Listen... Tanks! is an avant-garde music group, consisting of Gary Lightbody (of Snow Patrol) and producer Jacknife Lee, who has produced the last three albums for Snow Patrol, among others. The group's music is very different from Snow Patrol and has been termed "weird" by Lightbody. The group will visit Lee's home in January 2010 to record an album, after they finish working on another project Tired Pony.

==History==
Listen... Tanks! evolved after experiments in the studio between Gary Lighbody and Jacknife Lee. Lightbody has credited indie rock band Sunset Rubdown's second album Shut Up I Am Dreaming as inspiration to himself and Lee to start the project. Both Lightbody and Lee play all the instruments. The only known song by the group is "Black and Silver", which was premiered on BBC Radio 1 on 10 January 2007 by Lightbody himself, while he was guest presenting for Zane Lowe (who was on vacation) during the 2007 takeovers. The sound of the song was described by Hot Press as "heavily treated vocals and assorted electronic clicks and beeps". NME described it as having a "heavily processed arrangement, pitching an ominous multi-tracked vocal backing against glockenspiels and Lightbody’s vocal". Lightbody himself sees the song as "a strange, little, dark, country, folkish beast." Apart from "Black and Silver", more music has been recorded, whose direction has been branded by Lightbody as a "mad turn".

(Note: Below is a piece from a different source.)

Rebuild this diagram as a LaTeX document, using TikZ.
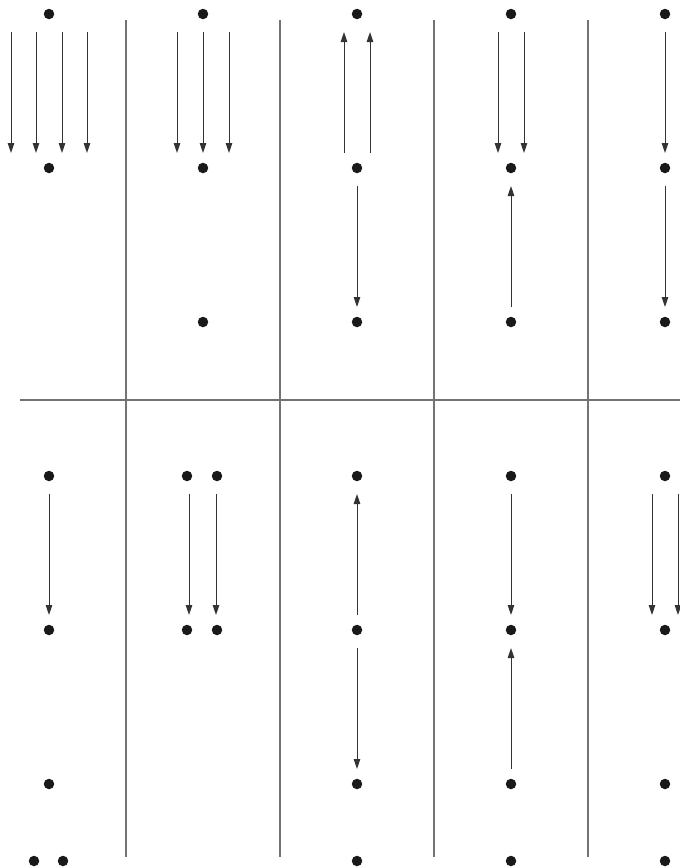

"Tanks is a very strange beast. We turn a noise-making machine on, kick an amp around and go from there. It's fucking weird."
— Gary Lightbody
In May 2009, Lightbody revealed plans of releasing material in an album called Listen Tank. He described the group's sound as "russian submarine music", explaining that the record utilizes a lot more voice than the guitar, the result sounding like a choir performing underwater. Due to the radical differences from typical Snow Patrol, he doesn't expect every fan to like it. Lightbody has taken a year-off from Snow Patrol to work on the project. Lightbody has hinted at the possible inclusion of a few guests on the record, but nothing has been confirmed. The duo will visit Lee's Los Angeles home in January 2010 to finish the album after they finish working on another Lightbody side-project, Tired Pony.